Mobilizing for The Climate Crisis
The Essential Role of Social Mobilization in Confronting The Climate Crisis
Thursday, September 14, 4:00 PM | South College E470
Despite all we know about the causes and harms of global heating, why has so little effective action been taken to cut greenhouse gas emissions, and what can we do to change that? In his presentation, Dr. Adam Aron argues that, even with the advent of the Inflation Reduction Act, the pathway to stopping dangerous global heating will require a much larger social mobilization of advocacy and activism to impel decision-makers to abandon fossil fuels, and transition to renewable energy and electrification embedded in a political and social framework guided by justice principles.
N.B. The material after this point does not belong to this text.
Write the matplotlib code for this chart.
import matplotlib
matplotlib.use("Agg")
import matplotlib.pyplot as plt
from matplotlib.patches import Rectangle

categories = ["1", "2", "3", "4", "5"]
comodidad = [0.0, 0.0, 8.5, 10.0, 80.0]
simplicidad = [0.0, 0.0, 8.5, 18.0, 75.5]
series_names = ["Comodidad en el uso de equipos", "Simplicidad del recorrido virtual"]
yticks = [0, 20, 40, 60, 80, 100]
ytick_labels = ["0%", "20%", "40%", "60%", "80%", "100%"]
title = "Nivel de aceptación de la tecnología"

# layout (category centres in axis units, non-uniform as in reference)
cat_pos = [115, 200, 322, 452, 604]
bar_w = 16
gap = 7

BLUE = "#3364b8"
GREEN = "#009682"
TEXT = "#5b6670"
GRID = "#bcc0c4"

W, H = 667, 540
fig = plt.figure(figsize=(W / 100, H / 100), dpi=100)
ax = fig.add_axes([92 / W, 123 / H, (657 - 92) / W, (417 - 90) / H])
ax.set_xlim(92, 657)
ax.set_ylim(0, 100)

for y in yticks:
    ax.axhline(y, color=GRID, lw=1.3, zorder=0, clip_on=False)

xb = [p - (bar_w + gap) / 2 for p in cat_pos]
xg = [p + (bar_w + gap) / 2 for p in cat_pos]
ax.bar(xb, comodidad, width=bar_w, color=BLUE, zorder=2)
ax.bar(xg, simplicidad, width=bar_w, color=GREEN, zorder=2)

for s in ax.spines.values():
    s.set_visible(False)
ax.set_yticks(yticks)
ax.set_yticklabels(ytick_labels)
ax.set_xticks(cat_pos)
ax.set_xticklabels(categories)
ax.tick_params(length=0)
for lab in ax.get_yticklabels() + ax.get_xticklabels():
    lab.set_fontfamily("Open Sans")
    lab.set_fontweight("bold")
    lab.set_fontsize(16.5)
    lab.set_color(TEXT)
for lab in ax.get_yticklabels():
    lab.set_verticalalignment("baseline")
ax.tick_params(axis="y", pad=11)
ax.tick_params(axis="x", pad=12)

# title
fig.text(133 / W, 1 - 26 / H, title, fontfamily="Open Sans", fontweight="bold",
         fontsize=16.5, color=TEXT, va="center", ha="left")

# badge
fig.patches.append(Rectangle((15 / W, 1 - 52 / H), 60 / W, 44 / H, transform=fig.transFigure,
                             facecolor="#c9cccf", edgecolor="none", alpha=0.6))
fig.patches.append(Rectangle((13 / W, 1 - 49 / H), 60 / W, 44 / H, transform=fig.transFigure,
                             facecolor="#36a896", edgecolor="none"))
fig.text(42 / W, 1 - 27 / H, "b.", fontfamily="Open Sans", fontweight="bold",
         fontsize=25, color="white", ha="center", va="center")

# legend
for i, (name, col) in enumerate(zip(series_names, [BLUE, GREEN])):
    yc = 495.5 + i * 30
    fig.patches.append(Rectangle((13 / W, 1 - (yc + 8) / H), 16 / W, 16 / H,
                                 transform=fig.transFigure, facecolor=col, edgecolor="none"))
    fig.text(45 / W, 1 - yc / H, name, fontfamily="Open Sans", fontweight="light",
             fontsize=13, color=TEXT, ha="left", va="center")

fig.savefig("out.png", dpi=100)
Dr. Aron will illustrate the social mobilization on climate with examples from our grassroots and advocacy struggles in both the University of California and the city of San Diego. Dr. Aron will also discuss how to increase mobilization.
Dr. Adam R Aron
Department of Psychology, University of California, San Diego
Adam Aron is a climate activist and professor of psychology at the University of California, San Diego. His research and teaching now focus on the social science of collective action on the climate crisis. His climate activism has been through the Green New Deal at UC San Diego where he has volunteered on several campaigns such as fossil fuel divestment and campus decarbonization via ElectrifyUC, and he has also produced the documentary Coming Clean. Adam recently authored the book: The Climate Crisis. Before switching to the climate crisis, Adam had a successful career in cognitive neuroscience. He earned his Ph.D. from the University of Cambridge and was a postdoctoral fellow at UCLA.
UMass Art Sustainability and Activism
This event is part of the UMass Art Sustainability and Activism (ASA) series for 2023-24. ASA is a collaboration among the School of Earth & Sustainability, UMass Fine Arts Center, and the MFA for Poets and Writers. Together, ASA works to create deliberate opportunities to connect artists, scientists, and changemakers.